→ Requirement: Without the pictures, return all of the material exactly as written.

→ Data section:
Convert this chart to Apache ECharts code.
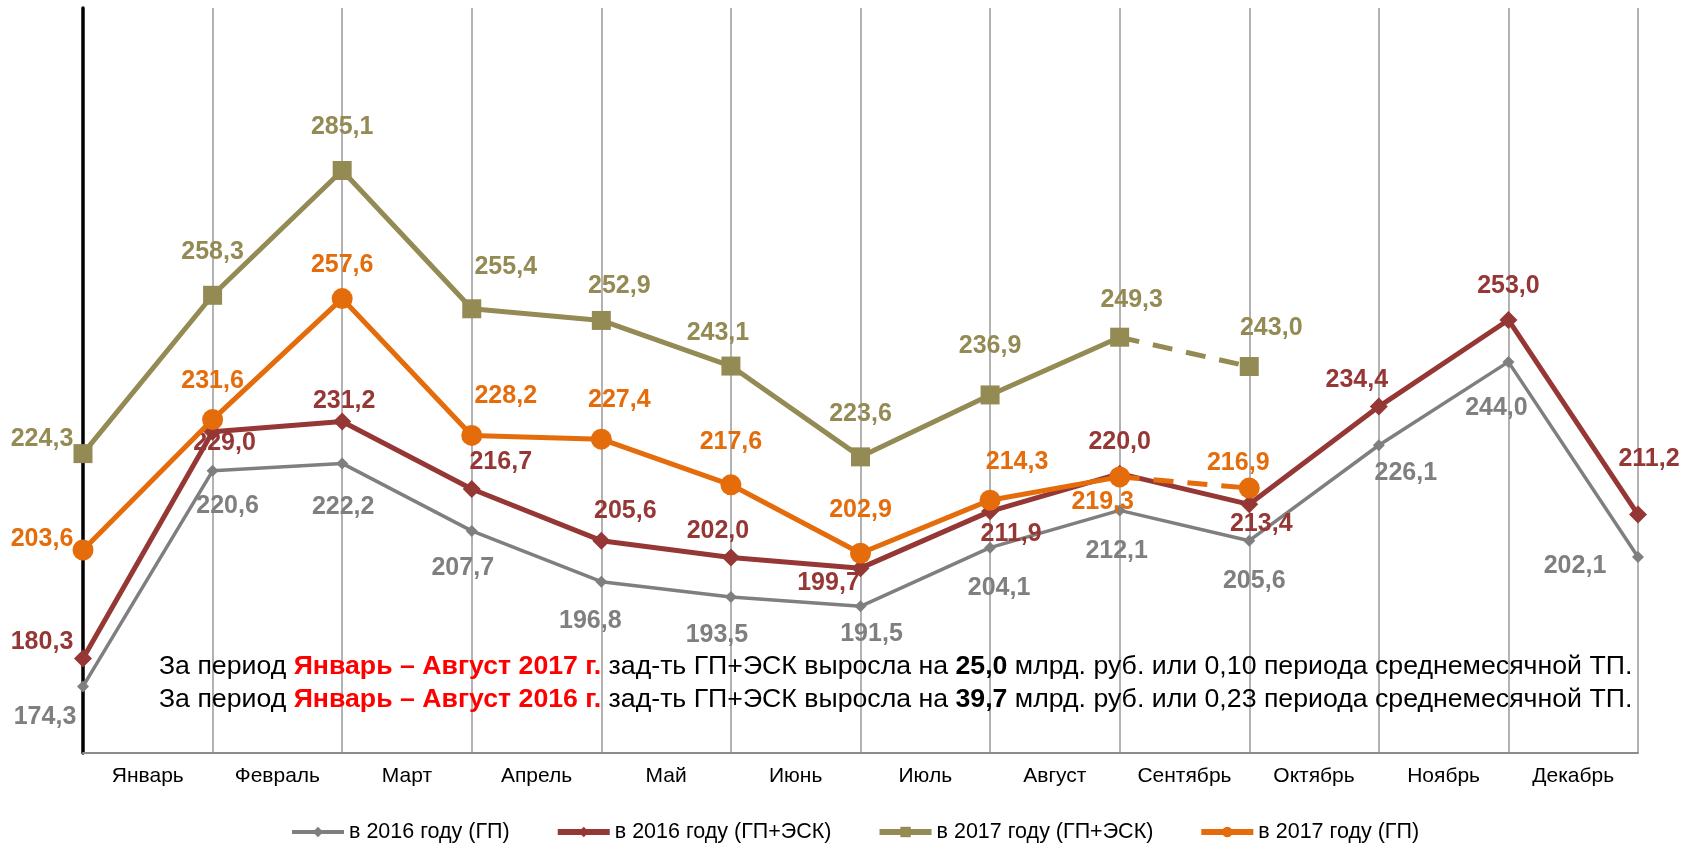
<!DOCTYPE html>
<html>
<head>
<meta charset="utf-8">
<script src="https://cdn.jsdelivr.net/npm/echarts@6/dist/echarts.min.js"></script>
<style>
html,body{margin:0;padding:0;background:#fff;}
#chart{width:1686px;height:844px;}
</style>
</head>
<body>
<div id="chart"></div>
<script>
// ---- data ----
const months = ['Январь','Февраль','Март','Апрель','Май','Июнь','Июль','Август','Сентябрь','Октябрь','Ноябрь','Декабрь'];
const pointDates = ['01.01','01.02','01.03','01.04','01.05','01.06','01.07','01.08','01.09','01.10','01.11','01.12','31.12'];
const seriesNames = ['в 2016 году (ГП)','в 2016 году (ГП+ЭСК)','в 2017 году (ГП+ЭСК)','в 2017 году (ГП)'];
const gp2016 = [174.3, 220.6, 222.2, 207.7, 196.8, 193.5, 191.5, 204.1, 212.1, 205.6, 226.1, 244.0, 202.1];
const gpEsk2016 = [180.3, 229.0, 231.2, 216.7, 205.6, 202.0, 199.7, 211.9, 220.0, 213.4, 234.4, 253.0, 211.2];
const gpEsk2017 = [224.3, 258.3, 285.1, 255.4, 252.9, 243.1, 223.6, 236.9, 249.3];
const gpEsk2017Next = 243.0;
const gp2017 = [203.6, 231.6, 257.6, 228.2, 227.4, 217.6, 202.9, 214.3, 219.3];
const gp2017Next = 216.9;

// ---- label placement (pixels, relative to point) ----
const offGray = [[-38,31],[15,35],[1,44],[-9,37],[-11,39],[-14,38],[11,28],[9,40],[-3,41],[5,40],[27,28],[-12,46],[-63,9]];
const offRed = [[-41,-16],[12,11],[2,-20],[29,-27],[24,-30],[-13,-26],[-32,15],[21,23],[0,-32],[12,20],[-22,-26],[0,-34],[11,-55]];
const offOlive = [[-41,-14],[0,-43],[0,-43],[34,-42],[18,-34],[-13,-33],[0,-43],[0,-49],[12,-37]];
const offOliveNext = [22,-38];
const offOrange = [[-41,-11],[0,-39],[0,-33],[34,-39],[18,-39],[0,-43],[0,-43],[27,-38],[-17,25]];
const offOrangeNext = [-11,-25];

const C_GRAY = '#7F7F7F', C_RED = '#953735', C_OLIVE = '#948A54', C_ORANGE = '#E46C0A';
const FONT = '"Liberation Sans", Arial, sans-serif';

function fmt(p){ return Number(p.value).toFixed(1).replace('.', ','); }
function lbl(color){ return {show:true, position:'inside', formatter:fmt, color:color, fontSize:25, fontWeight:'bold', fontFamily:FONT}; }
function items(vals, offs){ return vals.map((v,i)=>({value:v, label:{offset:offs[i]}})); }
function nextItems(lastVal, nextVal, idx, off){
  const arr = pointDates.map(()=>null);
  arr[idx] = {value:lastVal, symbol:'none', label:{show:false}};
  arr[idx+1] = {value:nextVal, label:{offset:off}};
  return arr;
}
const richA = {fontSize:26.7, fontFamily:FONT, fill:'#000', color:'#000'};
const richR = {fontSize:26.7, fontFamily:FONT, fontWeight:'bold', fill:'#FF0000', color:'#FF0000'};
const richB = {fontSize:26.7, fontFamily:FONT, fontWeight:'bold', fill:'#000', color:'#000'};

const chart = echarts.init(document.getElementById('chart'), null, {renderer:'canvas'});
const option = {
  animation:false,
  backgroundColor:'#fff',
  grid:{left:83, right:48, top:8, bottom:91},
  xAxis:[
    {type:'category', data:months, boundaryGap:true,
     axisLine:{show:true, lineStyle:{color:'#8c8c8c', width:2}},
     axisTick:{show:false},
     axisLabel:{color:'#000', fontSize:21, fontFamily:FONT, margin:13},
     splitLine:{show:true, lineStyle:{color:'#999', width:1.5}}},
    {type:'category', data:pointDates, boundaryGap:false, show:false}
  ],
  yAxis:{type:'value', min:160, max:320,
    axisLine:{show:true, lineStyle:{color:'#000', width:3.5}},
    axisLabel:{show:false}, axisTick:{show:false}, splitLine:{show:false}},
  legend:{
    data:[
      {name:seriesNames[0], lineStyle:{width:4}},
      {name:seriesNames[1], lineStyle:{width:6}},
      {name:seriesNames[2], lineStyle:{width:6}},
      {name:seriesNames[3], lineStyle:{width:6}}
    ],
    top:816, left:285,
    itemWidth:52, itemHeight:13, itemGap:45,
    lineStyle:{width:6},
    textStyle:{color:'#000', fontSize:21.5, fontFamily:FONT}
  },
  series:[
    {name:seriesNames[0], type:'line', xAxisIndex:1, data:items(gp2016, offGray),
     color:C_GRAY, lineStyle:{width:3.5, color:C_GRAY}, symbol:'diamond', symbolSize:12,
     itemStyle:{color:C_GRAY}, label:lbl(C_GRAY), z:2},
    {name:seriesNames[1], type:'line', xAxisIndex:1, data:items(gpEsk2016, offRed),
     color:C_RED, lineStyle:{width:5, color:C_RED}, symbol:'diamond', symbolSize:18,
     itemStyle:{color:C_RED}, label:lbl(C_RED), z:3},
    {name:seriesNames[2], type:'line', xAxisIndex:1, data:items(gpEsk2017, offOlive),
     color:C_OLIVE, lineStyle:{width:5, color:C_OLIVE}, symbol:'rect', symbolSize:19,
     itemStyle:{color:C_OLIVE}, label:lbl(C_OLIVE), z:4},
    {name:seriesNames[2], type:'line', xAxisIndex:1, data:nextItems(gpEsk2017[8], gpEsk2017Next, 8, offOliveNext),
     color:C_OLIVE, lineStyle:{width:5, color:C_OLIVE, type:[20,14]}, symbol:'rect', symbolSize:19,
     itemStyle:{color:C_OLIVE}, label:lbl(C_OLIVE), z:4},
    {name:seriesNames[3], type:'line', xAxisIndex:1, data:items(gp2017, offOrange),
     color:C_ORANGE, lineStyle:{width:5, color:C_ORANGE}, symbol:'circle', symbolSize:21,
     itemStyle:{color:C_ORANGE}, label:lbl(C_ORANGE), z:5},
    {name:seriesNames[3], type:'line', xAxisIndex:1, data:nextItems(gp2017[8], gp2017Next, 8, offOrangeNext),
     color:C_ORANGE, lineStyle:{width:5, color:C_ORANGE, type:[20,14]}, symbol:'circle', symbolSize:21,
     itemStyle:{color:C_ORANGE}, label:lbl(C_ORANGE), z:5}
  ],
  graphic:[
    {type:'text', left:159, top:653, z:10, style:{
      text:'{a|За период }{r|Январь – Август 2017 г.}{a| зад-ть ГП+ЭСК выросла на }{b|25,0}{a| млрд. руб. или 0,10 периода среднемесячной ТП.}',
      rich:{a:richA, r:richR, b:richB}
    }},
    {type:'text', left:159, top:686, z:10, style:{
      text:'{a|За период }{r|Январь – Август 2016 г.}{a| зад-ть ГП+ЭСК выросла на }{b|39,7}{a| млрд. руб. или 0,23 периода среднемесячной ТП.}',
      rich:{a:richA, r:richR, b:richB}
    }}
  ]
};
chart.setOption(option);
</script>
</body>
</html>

→ Finished answer:
Convert this chart to Apache ECharts code.
<!DOCTYPE html>
<html>
<head>
<meta charset="utf-8">
<script src="https://cdn.jsdelivr.net/npm/echarts@6/dist/echarts.min.js"></script>
<style>
html,body{margin:0;padding:0;background:#fff;}
#chart{width:1686px;height:844px;}
</style>
</head>
<body>
<div id="chart"></div>
<script>
// ---- data ----
const months = ['Январь','Февраль','Март','Апрель','Май','Июнь','Июль','Август','Сентябрь','Октябрь','Ноябрь','Декабрь'];
const pointDates = ['01.01','01.02','01.03','01.04','01.05','01.06','01.07','01.08','01.09','01.10','01.11','01.12','31.12'];
const seriesNames = ['в 2016 году (ГП)','в 2016 году (ГП+ЭСК)','в 2017 году (ГП+ЭСК)','в 2017 году (ГП)'];
const gp2016 = [174.3, 220.6, 222.2, 207.7, 196.8, 193.5, 191.5, 204.1, 212.1, 205.6, 226.1, 244.0, 202.1];
const gpEsk2016 = [180.3, 229.0, 231.2, 216.7, 205.6, 202.0, 199.7, 211.9, 220.0, 213.4, 234.4, 253.0, 211.2];
const gpEsk2017 = [224.3, 258.3, 285.1, 255.4, 252.9, 243.1, 223.6, 236.9, 249.3];
const gpEsk2017Next = 243.0;
const gp2017 = [203.6, 231.6, 257.6, 228.2, 227.4, 217.6, 202.9, 214.3, 219.3];
const gp2017Next = 216.9;

// ---- label placement (pixels, relative to point) ----
const offGray = [[-38,31],[15,35],[1,44],[-9,37],[-11,39],[-14,38],[11,28],[9,40],[-3,41],[5,40],[27,28],[-12,46],[-63,9]];
const offRed = [[-41,-16],[12,11],[2,-20],[29,-27],[24,-30],[-13,-26],[-32,15],[21,23],[0,-32],[12,20],[-22,-26],[0,-34],[11,-55]];
const offOlive = [[-41,-14],[0,-43],[0,-43],[34,-42],[18,-34],[-13,-33],[0,-43],[0,-49],[12,-37]];
const offOliveNext = [22,-38];
const offOrange = [[-41,-11],[0,-39],[0,-33],[34,-39],[18,-39],[0,-43],[0,-43],[27,-38],[-17,25]];
const offOrangeNext = [-11,-25];

const C_GRAY = '#7F7F7F', C_RED = '#953735', C_OLIVE = '#948A54', C_ORANGE = '#E46C0A';
const FONT = '"Liberation Sans", Arial, sans-serif';

function fmt(p){ return Number(p.value).toFixed(1).replace('.', ','); }
function lbl(color){ return {show:true, position:'inside', formatter:fmt, color:color, fontSize:25, fontWeight:'bold', fontFamily:FONT}; }
function items(vals, offs){ return vals.map((v,i)=>({value:v, label:{offset:offs[i]}})); }
function nextItems(lastVal, nextVal, idx, off){
  const arr = pointDates.map(()=>null);
  arr[idx] = {value:lastVal, symbol:'none', label:{show:false}};
  arr[idx+1] = {value:nextVal, label:{offset:off}};
  return arr;
}
const richA = {fontSize:26.7, fontFamily:FONT, fill:'#000', color:'#000'};
const richR = {fontSize:26.7, fontFamily:FONT, fontWeight:'bold', fill:'#FF0000', color:'#FF0000'};
const richB = {fontSize:26.7, fontFamily:FONT, fontWeight:'bold', fill:'#000', color:'#000'};

const chart = echarts.init(document.getElementById('chart'), null, {renderer:'canvas'});
const option = {
  animation:false,
  backgroundColor:'#fff',
  grid:{left:83, right:48, top:8, bottom:91},
  xAxis:[
    {type:'category', data:months, boundaryGap:true,
     axisLine:{show:true, lineStyle:{color:'#8c8c8c', width:2}},
     axisTick:{show:false},
     axisLabel:{color:'#000', fontSize:21, fontFamily:FONT, margin:13},
     splitLine:{show:true, lineStyle:{color:'#999', width:1.5}}},
    {type:'category', data:pointDates, boundaryGap:false, show:false}
  ],
  yAxis:{type:'value', min:160, max:320,
    axisLine:{show:true, lineStyle:{color:'#000', width:3.5}},
    axisLabel:{show:false}, axisTick:{show:false}, splitLine:{show:false}},
  legend:{
    data:[
      {name:seriesNames[0], lineStyle:{width:4}},
      {name:seriesNames[1], lineStyle:{width:6}},
      {name:seriesNames[2], lineStyle:{width:6}},
      {name:seriesNames[3], lineStyle:{width:6}}
    ],
    top:816, left:285,
    itemWidth:52, itemHeight:13, itemGap:45,
    lineStyle:{width:6},
    textStyle:{color:'#000', fontSize:21.5, fontFamily:FONT}
  },
  series:[
    {name:seriesNames[0], type:'line', xAxisIndex:1, data:items(gp2016, offGray),
     color:C_GRAY, lineStyle:{width:3.5, color:C_GRAY}, symbol:'diamond', symbolSize:12,
     itemStyle:{color:C_GRAY}, label:lbl(C_GRAY), z:2},
    {name:seriesNames[1], type:'line', xAxisIndex:1, data:items(gpEsk2016, offRed),
     color:C_RED, lineStyle:{width:5, color:C_RED}, symbol:'diamond', symbolSize:18,
     itemStyle:{color:C_RED}, label:lbl(C_RED), z:3},
    {name:seriesNames[2], type:'line', xAxisIndex:1, data:items(gpEsk2017, offOlive),
     color:C_OLIVE, lineStyle:{width:5, color:C_OLIVE}, symbol:'rect', symbolSize:19,
     itemStyle:{color:C_OLIVE}, label:lbl(C_OLIVE), z:4},
    {name:seriesNames[2], type:'line', xAxisIndex:1, data:nextItems(gpEsk2017[8], gpEsk2017Next, 8, offOliveNext),
     color:C_OLIVE, lineStyle:{width:5, color:C_OLIVE, type:[20,14]}, symbol:'rect', symbolSize:19,
     itemStyle:{color:C_OLIVE}, label:lbl(C_OLIVE), z:4},
    {name:seriesNames[3], type:'line', xAxisIndex:1, data:items(gp2017, offOrange),
     color:C_ORANGE, lineStyle:{width:5, color:C_ORANGE}, symbol:'circle', symbolSize:21,
     itemStyle:{color:C_ORANGE}, label:lbl(C_ORANGE), z:5},
    {name:seriesNames[3], type:'line', xAxisIndex:1, data:nextItems(gp2017[8], gp2017Next, 8, offOrangeNext),
     color:C_ORANGE, lineStyle:{width:5, color:C_ORANGE, type:[20,14]}, symbol:'circle', symbolSize:21,
     itemStyle:{color:C_ORANGE}, label:lbl(C_ORANGE), z:5}
  ],
  graphic:[
    {type:'text', left:159, top:653, z:10, style:{
      text:'{a|За период }{r|Январь – Август 2017 г.}{a| зад-ть ГП+ЭСК выросла на }{b|25,0}{a| млрд. руб. или 0,10 периода среднемесячной ТП.}',
      rich:{a:richA, r:richR, b:richB}
    }},
    {type:'text', left:159, top:686, z:10, style:{
      text:'{a|За период }{r|Январь – Август 2016 г.}{a| зад-ть ГП+ЭСК выросла на }{b|39,7}{a| млрд. руб. или 0,23 периода среднемесячной ТП.}',
      rich:{a:richA, r:richR, b:richB}
    }}
  ]
};
chart.setOption(option);
</script>
</body>
</html>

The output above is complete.